In 1927 Russian poet Daniil Kharms received a copy of Kasimir Malevich’s book with a hand-‐inscribed message from the artist: “Go and stop progress”. In those societies tormented by the experiences of the Great War and totalitarianism, the logic of progress as a continuous improvement and betterment of the human condition was confronted by its own failure, marked by debris, ruins and personal catastrophes.
A U-‐turn is a simple driving manoeuvre that not only allows for a reversal of the direction of a journey but also offers a rare and unexpected chance to glance back at what we left behind, especially when travelling at high speed. Russian theorist Boris Groys uses this act as a vivid metaphor for philosophical metanoia – or the reversal of the gaze – classically described by Walter Benjamin in the figure of Angelus Novus who turns his back towards the future so that he can look back on the past and present.
This group exhibition employs this tactic of metanoia as a mode of looking at progress by examining its recent histories and traces. Though an unstoppable force surging linearly towards an infinite future, progress here is no longer only the mere act of facing forward.

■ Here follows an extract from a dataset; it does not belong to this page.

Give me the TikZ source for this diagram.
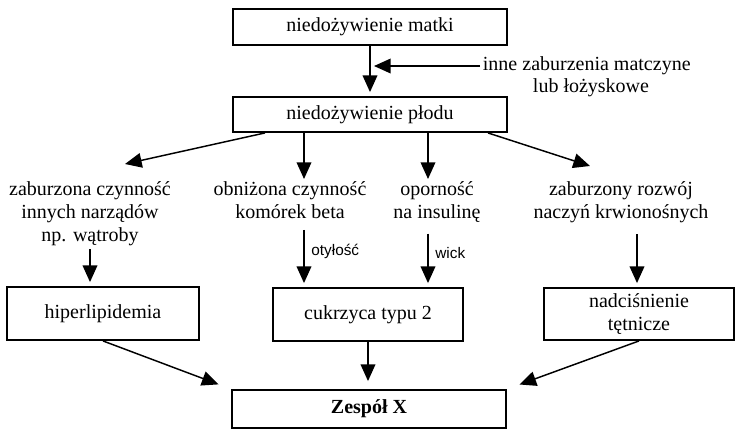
\documentclass[tikz,border=0pt]{standalone}
\usepackage{fontspec}
\setmainfont{Liberation Serif}
\newfontfamily\labelfont{Liberation Sans}
\usetikzlibrary{arrows.meta}

\begin{document}
\begin{tikzpicture}[x=0.75pt,y=-0.75pt,
  every node/.style={font=\fontsize{15}{17.25}\selectfont, inner sep=2pt},
  box/.style={draw, line width=1.4pt, align=center},
  txt/.style={align=center, anchor=north},
  arr/.style={line width=1.1pt, -{Triangle[length=12.5pt,width=11pt]}},
  lbl/.style={font=\labelfont\fontsize{11.5}{13}\selectfont, right=3pt}
]
\useasboundingbox (0,0) rectangle (735,430);

% top
\node[box, minimum width=205.5pt, minimum height=27pt] (matka) at (370,27) {niedożywienie matki};
\node[box, minimum width=205.5pt, minimum height=26.25pt] (plod) at (370,114.5) {niedożywienie płodu};
\node[anchor=west] (inne) at (480,66) {inne zaburzenia matczyne};
\node (lozysko) at (591,88) {lub łożyskowe};
\coordinate (wlot) at (matka.south |- inne.west);

% middle row
\node[txt] (watroba) at (90,179) {zaburzona czynność\\innych narządów\\np. wątroby};
\node[txt] (beta) at (290,179) {obniżona czynność\\komórek beta};
\node[txt] (insulina) at (437,179) {oporność\\na insulinę};
\node[txt] (naczynia) at (621,179) {zaburzony rozwój\\naczyń krwionośnych};

% bottom
\node[box, minimum width=144pt, minimum height=39.75pt] (hiper) at (103,313.5) {hiperlipidemia};
\node[box, minimum width=142.5pt, minimum height=39.75pt] (cukrzyca) at (368,314.5) {cukrzyca typu 2};
\node[box, minimum width=142.5pt, minimum height=39pt] (nadcisn) at (639,314) {nadciśnienie\\tętnicze};
\node[box, minimum width=205.5pt, minimum height=28.5pt] (zespol) at (369,409) {\bfseries Zespół X};

\coordinate (k1) at (304,0);
\coordinate (k2) at (428,0);
\coordinate (k3) at (637,0);

\draw[arr, shorten >=3pt] (matka.south) -- (plod.north);
\draw[arr, shorten >=3pt] (inne.west) -- (wlot);

\draw[arr] ([shift={(-105,0)}]plod.south) -- ([shift={(35,-15)}]watroba.north);
\draw[arr] (plod.south -| k1) -- (beta.north -| k1);
\draw[arr] (plod.south -| k2) -- (insulina.north -| k2);
\draw[arr] ([shift={(118,0)}]plod.south) -- ([shift={(-31,-13)}]naczynia.north);

\draw[arr, shorten >=3pt] (watroba.south) -- (hiper.north -| watroba.south);
\draw[arr, shorten <=6pt, shorten >=3pt] (beta.south -| k1) -- (cukrzyca.north -| k1) node[pos=0.45, lbl] {otyłość};
\draw[arr, shorten <=6pt, shorten >=3pt] (insulina.south -| k2) -- (cukrzyca.north -| k2) node[pos=0.45, lbl] {wick};
\draw[arr, shorten <=6pt, shorten >=3pt] (naczynia.south -| k3) -- (nadcisn.north -| k3);

\draw[arr, shorten >=10pt] (hiper.south) -- (zespol.north west);
\draw[arr, shorten >=6pt] (cukrzyca.south) -- (zespol.north -| cukrzyca.south);
\draw[arr, shorten >=10pt] (nadcisn.south) -- (zespol.north east);

\end{tikzpicture}
\end{document}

Instead it also looks back at its residues, reflections and remnants of its procession.
The artists contributing to the Members’ Exhibition at the Library Project have been selected through the process of collaborative discussions and the resulting exhibition theme is based on their shared viewpoint and interpretation of the concept of progress in the contemporary context.